Wednesday, August 12, 2015

Mark Thoma and the Sesame Street MOOC

I've been arguing for a while that we should broaden our thinking about MOOCs. Apparently some folks at NBER are thinking the same thing.

From Mark Thoma:
Interestingly, one of the first MOOCs that attempted to address the educational needs of preschoolers has hardly been studied. As economists Melissa Kearney and Phillip Levine noted in recent research at the National Bureau of Economic Research: "In essence, Sesame Street was the first MOOC. Although MOOCs differ in what they entail, Sesame Street satisfies the basic feature of electronic transmission of online educational material. Both Sesame Street and MOOCs provide educational interventions at a fraction of the cost of more traditional classroom settings."

Their research attempts to do two things: examine whether MOOCs can improve educational outcomes, and assess the degree to which early intervention programs can promote student success later in life.

When Sesame Street was first introduced more than 40 years ago, it was broadcast on PBS stations using UHF technology. This type of transmission doesn't produce a very strong signal. As a result, reception was poor for some households, and about a third of them couldn't get the signal at all.

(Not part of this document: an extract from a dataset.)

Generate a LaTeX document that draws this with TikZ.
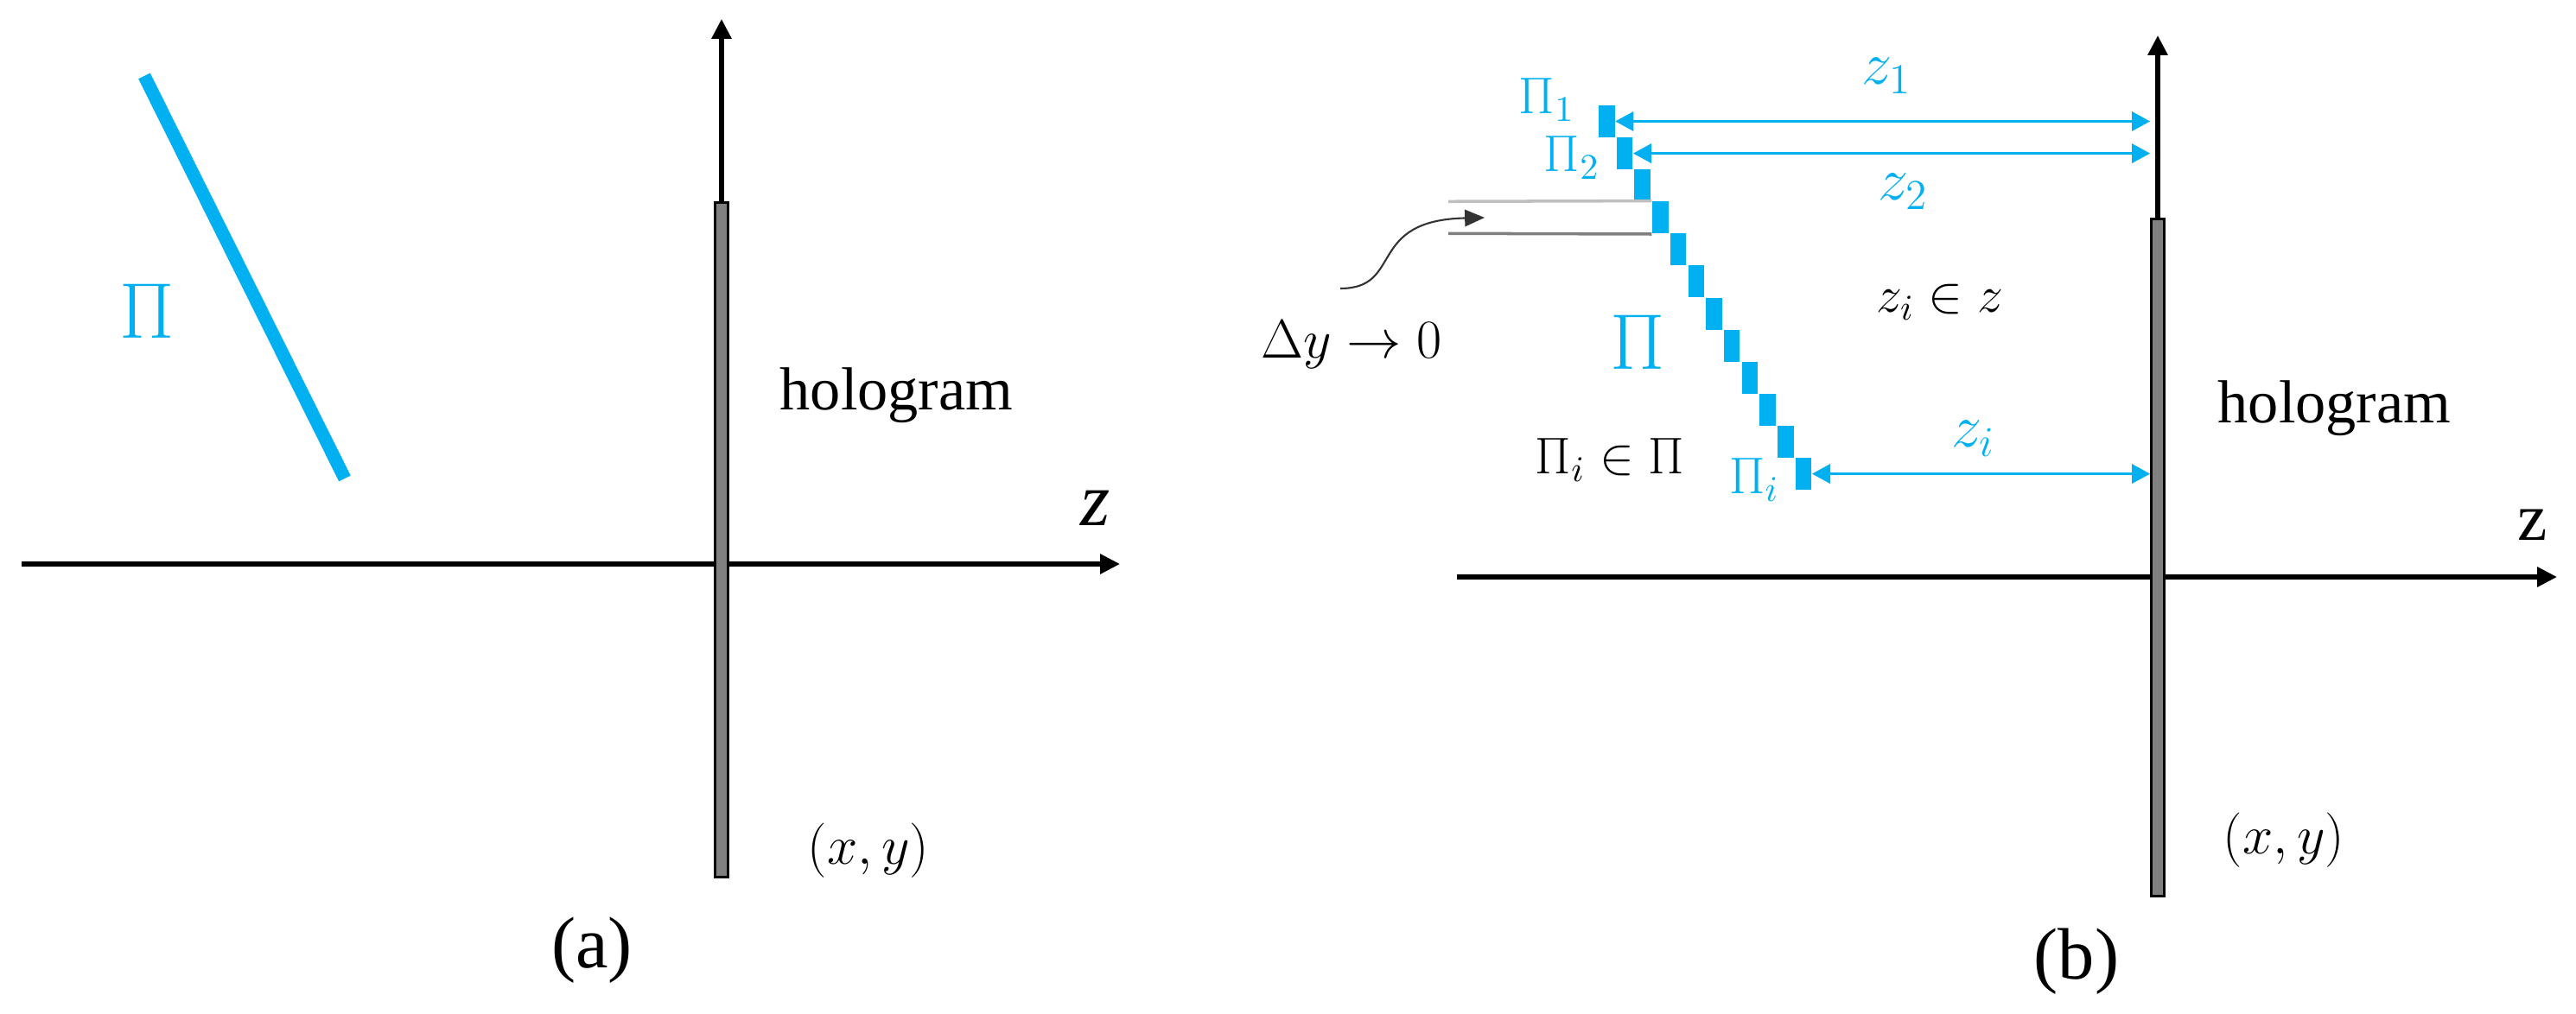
\RequirePackage{fix-cm}
\documentclass[tikz,border=0pt]{standalone}
\usepackage{fontspec}
\setmainfont{Liberation Serif}
\usetikzlibrary{arrows.meta}
\definecolor{pblue}{HTML}{00B0F0}
\definecolor{bargray}{HTML}{808080}
\definecolor{lgray}{HTML}{BFBFBF}
\definecolor{dgray}{HTML}{7F7F7F}
\begin{document}
\begin{tikzpicture}[x=0.01cm,y=-0.01cm,
  axisline/.style={line width=1.5pt,-{Triangle[length=6.5pt,width=6.3pt]}},
  holobar/.style={draw=black,fill=bargray,line width=0.8pt,minimum width=0.15cm,inner sep=0pt},
  blk/.style={fill=pblue,draw=none,minimum width=0.185cm,minimum height=0.37cm,inner sep=0pt},
  distarrow/.style={draw=pblue,line width=0.9pt,{Triangle[length=6pt,width=6.3pt]}-{Triangle[length=6pt,width=6.3pt]}},
  bluelbl/.style={text=pblue,inner sep=0pt},
  blacklbl/.style={text=black,inner sep=0pt},
]
\useasboundingbox (0,0) rectangle (2981,1174);

% ---------- panel (a) ----------
\coordinate (aL) at (25,653);
\coordinate (aR) at (1296,653);
\draw[axisline] (aL) -- (aR);
\node[holobar,minimum height=7.8cm] (barA) at (835,625) {};
\coordinate (aTop) at (835,22);
\draw[axisline] (barA.north) -- (aTop);
\coordinate (pA1) at (167,88);
\coordinate (pA2) at (399,554);
\draw[pblue,line width=4.3pt] (pA1) -- (pA2);
\node[bluelbl,font=\fontsize{26}{30}\selectfont] (PiA) at (170,360) {$\Pi$};
\node[blacklbl,font=\fontsize{20}{24}\selectfont,anchor=base west] (holoA) at (902,475) {hologram};
\node[blacklbl,font=\fontsize{25}{30}\selectfont\itshape] (zA) at (1268,588) {z};
\node[blacklbl,font=\fontsize{18}{22}\selectfont] (xyA) at (1005,985) {$(x,y)$};
\node[blacklbl,font=\fontsize{24}{28}\selectfont] (capA) at (685,1100) {(a)};

% ---------- panel (b) ----------
\coordinate (bL) at (1686,668);
\coordinate (bR) at (2959,668);
\draw[axisline] (bL) -- (bR);
\node[holobar,minimum height=7.83cm] (barB) at (2497,645.5) {};
\coordinate (bTop) at (2497,41);
\draw[axisline] (barB.north) -- (bTop);

\foreach \k in {0,...,11}
  \node[blk] (s\k) at ({1859.25+20.7*\k},{140.5+37.1*\k}) {};

\draw[distarrow] (s0.east) -- (s0.east -| barB.west);
\draw[distarrow] (s1.east) -- (s1.east -| barB.west);
\draw[distarrow] (s11.east) -- (s11.east -| barB.west);

\coordinate (g1) at (1676,233.3);
\coordinate (g2) at (1676,270.3);
\draw[lgray,line width=1pt] (g1) -- (s3.north west);
\draw[dgray,line width=1pt] (g2) -- (s3.south west);

\coordinate (cS) at (1551,334);
\coordinate (cE) at (1718,252);
\draw[black!80,line width=0.6pt,-{Triangle[length=6.5pt,width=5.5pt]}] (cS) .. controls (1625,334) and (1580,255) .. (cE);

\node[bluelbl,font=\fontsize{17}{20}\selectfont] (L1) at (1790,116) {$\Pi_1$};
\node[bluelbl,font=\fontsize{17}{20}\selectfont] (L2) at (1819,183) {$\Pi_2$};
\node[bluelbl,font=\fontsize{17}{20}\selectfont] (Li) at (2030,556) {$\Pi_i$};
\node[bluelbl,font=\fontsize{20}{24}\selectfont] (z1) at (2183,88) {$z_1$};
\node[bluelbl,font=\fontsize{20}{24}\selectfont] (z2) at (2202,222) {$z_2$};
\node[bluelbl,font=\fontsize{20}{24}\selectfont] (zi) at (2284,508) {$z_i$};
\node[bluelbl,font=\fontsize{26}{30}\selectfont] (PiB) at (1895,396) {$\Pi$};
\node[blacklbl,font=\fontsize{17}{20}\selectfont] (mem) at (1863,533) {$\Pi_i\in\Pi$};
\node[blacklbl,font=\fontsize{18}{22}\selectfont] (dy) at (1564,399) {$\Delta y\to 0$};
\node[blacklbl,font=\fontsize{17}{20}\selectfont] (zin) at (2245,350) {$z_i\in z$};
\node[blacklbl,font=\fontsize{20}{24}\selectfont,anchor=base west] (holoB) at (2566,490) {hologram};
\node[blacklbl,font=\fontsize{22}{26}\selectfont] (zB) at (2931,608) {z};
\node[blacklbl,font=\fontsize{18}{22}\selectfont] (xyB) at (2643,973) {$(x,y)$};
\node[blacklbl,font=\fontsize{24}{28}\selectfont] (capB) at (2403,1113) {(b)};
\end{tikzpicture}
\end{document}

Thus, how far a household was from a transmission tower (this was pre-cable) determined how good the reception was. The hypothesis is that children who grew up further from transmission towers and unable to watch Sesame Street wouldn't do as well in subsequent grades, and would do worse in the job market once they finally graduated.

The results are encouraging. The researchers found a significant impact of the Sesame Street MOOC on educational attainment in the early school years. "This effect is particularly pronounced for boys and black, non-Hispanic children and those living in economically disadvantaged areas."

However, when the analysis is extended to labor market outcomes (children were tracked to see what types of jobs, etc. they eventually obtained), the researchers couldn't find evidence of "substantive improvements in ultimate educational attainment or labor market outcomes."

Although the improvements brought about by Sesame Street appear limited to the elementary school years -- eventually the effect wears off -- this research still has two important messages.

First, early childhood intervention and the availability of universal prekindergarten programs do help prepare students from disadvantaged backgrounds for elementary school education. That's a key finding.

Second, MOOCs appear to work. The cost of providing Sesame Street was "around $5 per child per year (in today's dollars)," the researchers found, far less than other means of providing the same education.